Let’s make best use of electric freight locomotives - Maggie Simpson
In early September, Scottish Government placed rail freight squarely at the heart of the low carbon economy when they chose the Mossend International Railfreight Park to launch their new Green Investment Portfolio. The scheme aims to attract international investors for ten low carbon eco-friendly projects across Scotland, which range from hydrogen development, to advanced manufacturing and recycling.
The inclusion of a rail freight interchange in the list of schemes is a welcome development and testament to the green credentials of rail freight. The Mossend International Railfreight Park is a £260m development which expands the existing rail site to provide an additional 2.2m square ft of space for low carbon logistics. Most importantly, the site can be reached by fully electrified rail freight services from the West Coast Main Line. Speaking at the launch, David Stirling, Director of Mossend International Railfreight Park operator Peter D Stirling Ltd, said: “We are fully supportive of the Scottish Government’s target to achieve net zero emissions by 2045 and indeed are contributing to this by providing Scotland’s largest zero-carbon, multi-modal rail freight park. The Green Investment Portfolio is a valuable tool to help us reach out to global investors.”

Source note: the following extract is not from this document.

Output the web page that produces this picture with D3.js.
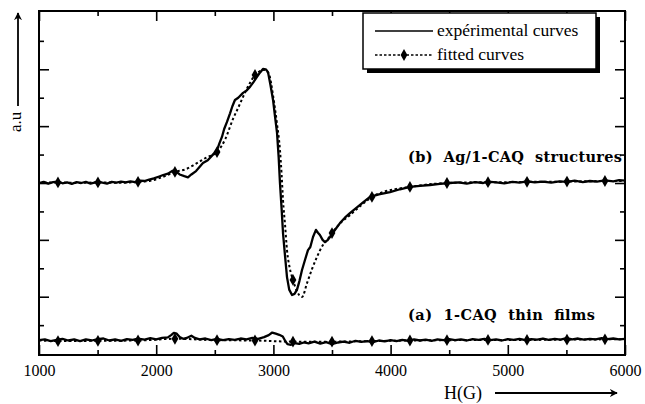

Making more use of electric freight locomotives is a key ambition for rail freight operators, ahead of the 2035 decarbonisation target in Scotland and the 2050 date set by UK Government. But presently, only a small proportion of traffic across the UK is electrically hauled, because not enough parts of the network have overhead wires. Scottish Government’s recent Rail Services Decarbonisation Action Plan sets out an ambitious programme to electrify more routes, including for freight services, and Network Rail have recently published their own strategy for decarbonisation, which recommends extensive electrification to decarbonise rail transport by 2050.
However, the publication of plans will not be enough without real action and investment. Both in Scotland and in England and Wales, Governments need to commit to green investment on the railways and do so quickly if deadlines are to be met.
That investment also needs to be co-ordinated. Rail freight flows to Mossend, and elsewhere, will often start in England and, aside from journeys on the West Coast Main Line, must use diesel haulage. Even though the East Coast Main Line is electrified, the power supply is insufficient for all the services using the route, and even the planned upgrade in 2022 does not include freight. Equally, the links to ports such as Teesport are not equipped with overhead wires, despite only being a few miles from the mainline. Scottish ambitions are thus frustrated by a lack of investment in south of the border, yet it would not take much to convert even more trains to electric haulage. This clash of priorities will need to be addressed.
Rail freight is already making a significant contribution to carbon reduction, and as the launch last week showed, is ripe for investment to provide low carbon logistics. The right backing, both in support and infrastructure, is now necessary to continue that success.